The other aspect of “The Secret” is more problematic. For ages and ages and ages — perhaps it’s innate, I decline to speculate about that — people have wanted to know the secret. The popularity of 〈/gag〉 The da Vinci Code and the persistence of esoteric traditions provides sufficient testimony that many people are predisposed to think that there’s some sort of Hidden Answer that is open to The Right People, but that mere ordinary humans don’t have access to. The opening sequence of the movie trades on this use of the word “secret,” but think for a moment: if Plato, Shakespeare, Newton, and Emerson are the sources for this “secret,” just how “hidden” can it be? People have been reading Plato for, what, 2300 years? Do you have to go to your neighborhood metaphysical bookstore to get a copy of Macbeth? And among the few people who actually read Newton instead of learning his formulae, do we have reason to suppose that they discover a concealed message about prosperity and well-being? As for Ralph Waldo Emerson — to whom I’m distantly related — he blends a reasonable emphasis on human capacities and self-discovery (which I dissent from, but recognize as intellectually reputable) with a self-congratulatory neo-Gnosticism to which I strongly object.

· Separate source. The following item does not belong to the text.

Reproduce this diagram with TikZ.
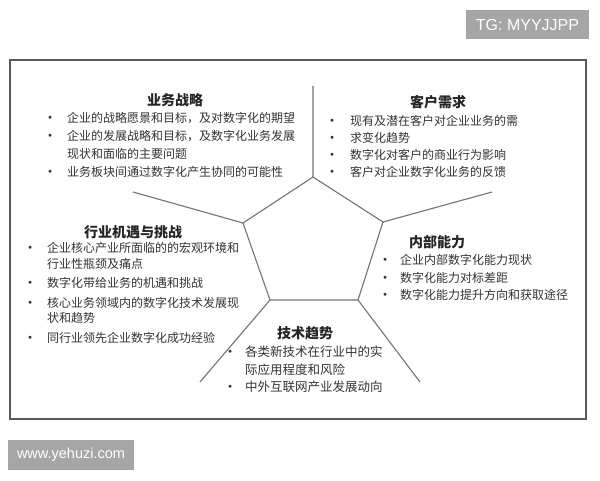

But, it makes some people feel good to think that they’re in on the Sooper Sekrit (best-selling, unsubstantiated by experimental verification) answer to the universe — far more than actually benefit from the sound application of positive thinking (itself a limited, not universal, good thing). On the whole, this is not my cup of tea, even though I tend markedly to “think positively” more than most people. For me, that means mostly just thinking the best of people, so as to give them room to be better than they might be if I approach them with suspicion; trying to emphasize my own strengths and my capacities to deal with stress, frustration, and misfortune, rather than wallowing in the self-pity and complaining to which I might otherwise be inclined (and I’m far from perfect on that score); and concentrating my energies and attention where there’s greatest likelihood of some positive response.
Oooops, I guess it’s not secret any more. Well, if I disappear from the face of the earth, you’ll know that the vast international conspiracy to suppress the truth has gotten to me. Of course, then they’ll probably delete this post, too, just as they so successfully suppressed The da Vinci Code and the Law of Attraction book and movie. If “lack of public attention” is one’s criterion for “secret wisdom,” then my books are exponentially more reliable than either TdVC or Law of Attraction.